Ceux avec la seconde tête de l’exécutif et ceux avec le pouvoir législatif, avec les partis, les médias publics, les associations défendant les droits de l’homme et autres. Pour enfin violer la Constitution, en tordant le cou à l’article 80 (suspension du Parlement et dissolution du gouvernement) et en suspendant les chapitres organisant les pouvoirs puis en s’adjugeant tous les pouvoirs, à l’aide du fameux texte du 22 septembre.
Conflits totalement inutiles, très coûteux, contre les dispositions constitutionnelles et qui sont venus s’ajouter à ceux à caractère politique et idéologique déjà existants. Résultat, un Etat en lambeaux, réduit à un gouvernement, lui-même réduit en une simple administration, alors que le pays a besoin de toutes ses possibilités et toutes ses potentialités.

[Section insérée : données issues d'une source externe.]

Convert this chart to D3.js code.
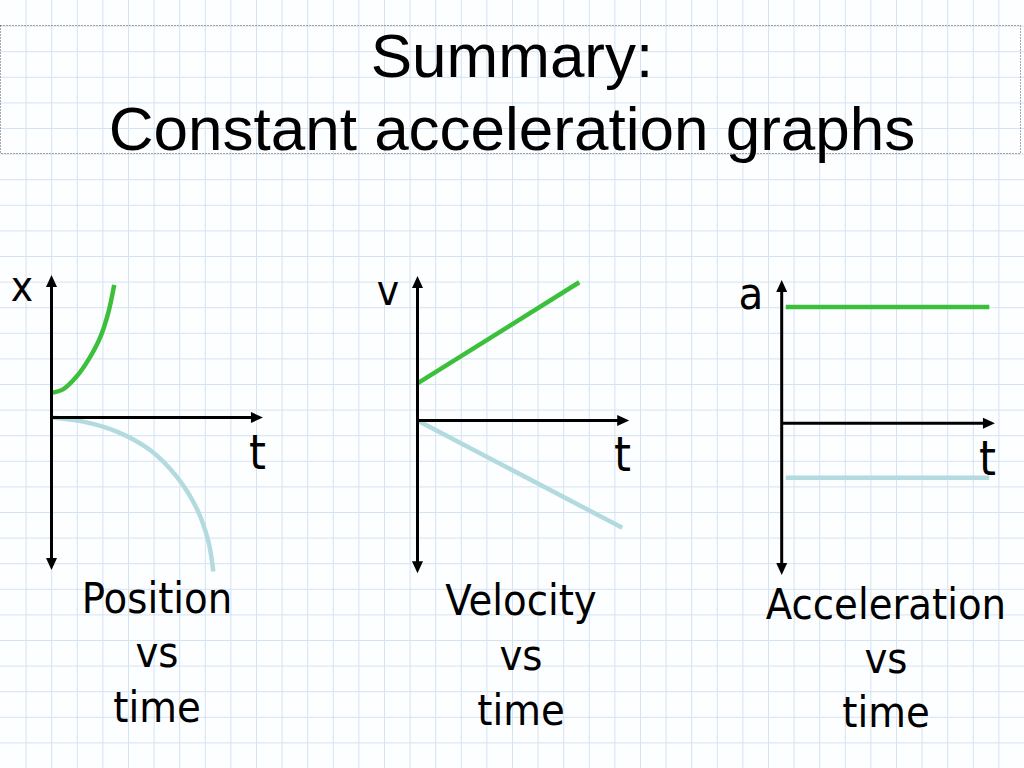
<!DOCTYPE html>
<html><head><meta charset="utf-8">
<script src="https://cdn.jsdelivr.net/npm/d3@7"></script>
<style>body{margin:0;background:#fff}svg{display:block}</style>
</head><body><svg id="c" width="1024" height="768"></svg>
<script>
// ---- text ----
const titleLines = ["Summary:", "Constant acceleration graphs"];
const panelNames = ["Position", "Velocity", "Acceleration"];
const vsLines = ["vs", "time"];
const axisLabels = ["x", "v", "a"];
const timeLabel = "t";
// ---- data (grid-cell units: [t, value]) ----
const posIncreasing = [[0.0,0.97],[0.45,1.1],[0.98,1.6],[1.44,2.25],[1.89,3.1],[2.22,4.1],[2.45,5.18]];
const posDecreasing = [[0,0],[1.24,-0.16],[2.55,-0.55],[3.85,-1.27],[4.89,-2.31],[5.67,-3.55],[6.13,-4.85],[6.32,-6.02]];
const velIncreasing = [[0,1.45],[6.32,5.40]];
const velDecreasing = [[0,0],[8.0,-4.19]];
const accPositive = [[0.16,4.54],[8.11,4.54]];
const accNegative = [[0.16,-2.13],[8.11,-2.13]];
const axisTEnd = [8.26, 8.27, 8.33];
const axisTop = [5.57, 5.64, 5.6];
const axisBottom = [-5.96, -5.97, -5.93];

const W = 1024, H = 768, cell = 25.6;
const svg = d3.select("#c");
const GREEN = "#3cc03c", BLUE = "#b3dadf";

// grid background
const gx = d3.scaleLinear().domain([0, 40]).range([0, W]);
const gy = d3.scaleLinear().domain([0, 30]).range([0, H]);
svg.append("rect").attr("width", W).attr("height", H).attr("fill", "#fdfeff");
svg.append("g").selectAll("line").data(d3.range(1, 40)).join("line")
  .attr("x1", d => gx(d) + 0.5).attr("x2", d => gx(d) + 0.5).attr("y1", 0).attr("y2", H)
  .attr("stroke", "#d4e3f2").attr("stroke-width", 1);
svg.append("g").selectAll("line").data(d3.range(1, 30)).join("line")
  .attr("y1", d => gy(d) + 0.5).attr("y2", d => gy(d) + 0.5).attr("x1", 0).attr("x2", W)
  .attr("stroke", "#d4e3f2").attr("stroke-width", 1);

// title box
svg.append("rect").attr("x", 0.5).attr("y", 25.5).attr("width", 1020).attr("height", 128)
  .attr("fill", "none").attr("stroke", "#555").attr("stroke-width", 1).attr("stroke-dasharray", "1,2");
svg.append("g").selectAll("text").data(titleLines).join("text")
  .attr("x", 512).attr("y", (d, i) => [77, 150][i])
  .attr("text-anchor", "middle").attr("font-family", "'Liberation Sans', Arial, sans-serif")
  .attr("font-size", 62).attr("fill", "#000").text(d => d);

const origins = [[51.5, 417.5], [417.5, 420.5], [781.7, 423.3]];
const seriesByPanel = [
  [[posIncreasing, GREEN], [posDecreasing, BLUE]],
  [[velIncreasing, GREEN], [velDecreasing, BLUE]],
  [[accPositive, GREEN], [accNegative, BLUE]]
];
const axisLabelPos = [[22, 301, 42], [388, 305, 42], [751, 309, 45]];
const tLabelPos = [[257.5, 469], [622.5, 471], [987.5, 475]];
const nameCenters = [157, 521, 886];
const nameBaselines = [[613, 667, 722], [615, 670, 725], [619, 673, 727]];
const labelFont = "'DejaVu Sans Condensed', 'DejaVu Sans', sans-serif";

function arrow(g, x, y, dir) {
  const L = 12, Wd = 5.5;
  let pts;
  if (dir === "up") pts = [[x, y], [x - Wd, y + L], [x + Wd, y + L]];
  else if (dir === "down") pts = [[x, y], [x - Wd, y - L], [x + Wd, y - L]];
  else pts = [[x, y], [x - L, y - Wd], [x - L, y + Wd]];
  g.append("path").attr("d", d3.line()(pts) + "Z").attr("fill", "#000");
}

origins.forEach(([ox, oy], i) => {
  const x = d3.scaleLinear().domain([0, 1]).range([ox, ox + cell]);
  const y = d3.scaleLinear().domain([0, 1]).range([oy, oy - cell]);
  const g = svg.append("g");

  seriesByPanel[i].forEach(([data, col]) => {
    g.append("path").datum(data)
      .attr("d", d3.line().x(d => x(d[0])).y(d => y(d[1])).curve(d3.curveCatmullRom.alpha(0.5)))
      .attr("fill", "none").attr("stroke", col).attr("stroke-width", 4.5)
      .attr("stroke-linecap", "butt");
  });

  const yTop = y(axisTop[i]), yBot = y(axisBottom[i]), xEnd = x(axisTEnd[i]);
  g.append("line").attr("x1", x(0)).attr("x2", x(0)).attr("y1", yTop + 8).attr("y2", yBot - 8)
    .attr("stroke", "#000").attr("stroke-width", 3);
  g.append("line").attr("x1", x(0)).attr("x2", xEnd - 8).attr("y1", y(0)).attr("y2", y(0))
    .attr("stroke", "#000").attr("stroke-width", 3);
  arrow(g, x(0), yTop, "up");
  arrow(g, x(0), yBot, "down");
  arrow(g, xEnd, y(0), "right");

  const [lx, ly, ls] = axisLabelPos[i];
  g.append("text").attr("x", lx).attr("y", ly).attr("text-anchor", "middle")
    .attr("font-family", labelFont).attr("font-size", ls).text(axisLabels[i]);
  g.append("text").attr("x", tLabelPos[i][0]).attr("y", tLabelPos[i][1]).attr("text-anchor", "middle")
    .attr("font-family", labelFont).attr("font-size", 48).text(timeLabel);

  g.append("g").selectAll("text").data([panelNames[i], ...vsLines]).join("text")
    .attr("x", nameCenters[i]).attr("y", (d, k) => nameBaselines[i][k])
    .attr("text-anchor", "middle").attr("font-family", labelFont).attr("font-size", 43)
    .text(d => d);
});
</script></body></html>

Or, le fameux article 80 de la Constitution sur lequel il a prétendu s’appuyer a été conçu dans l’esprit et la lettre pour mobiliser toutes les structures de l’Etat afin de faire face à un danger imminent et non à suspendre leurs activités ou les dissoudre. Au lieu d’avoir un commandant de bord avec de bons seconds et un équipage motivé et bien positionné, le bateau Tunisie a eu droit à un seul homme à bord.
Cela doit s’arrêter. Et le plus tôt sera le mieux. Des élections législatives et présidentielles (et non législatives seulement, car Saïed fait partie du problème) doivent donc être organisées le plus tôt possible, précédées, bien sûr d’une réforme du Code électoral, déjà bien mijotée. L’actuel ayant démontré qu’il est catastrophique.
C’est aux nouveaux pouvoirs élus de procéder alors aux éventuels amendements de la Constitution et de les soumettre, ensuite à un référendum. Il est totalement insensé et même illégal d’organiser un référendum, quel que soit son enjeu, sous l’état d’exception, par un pouvoir de fait, détenant tous les pouvoirs.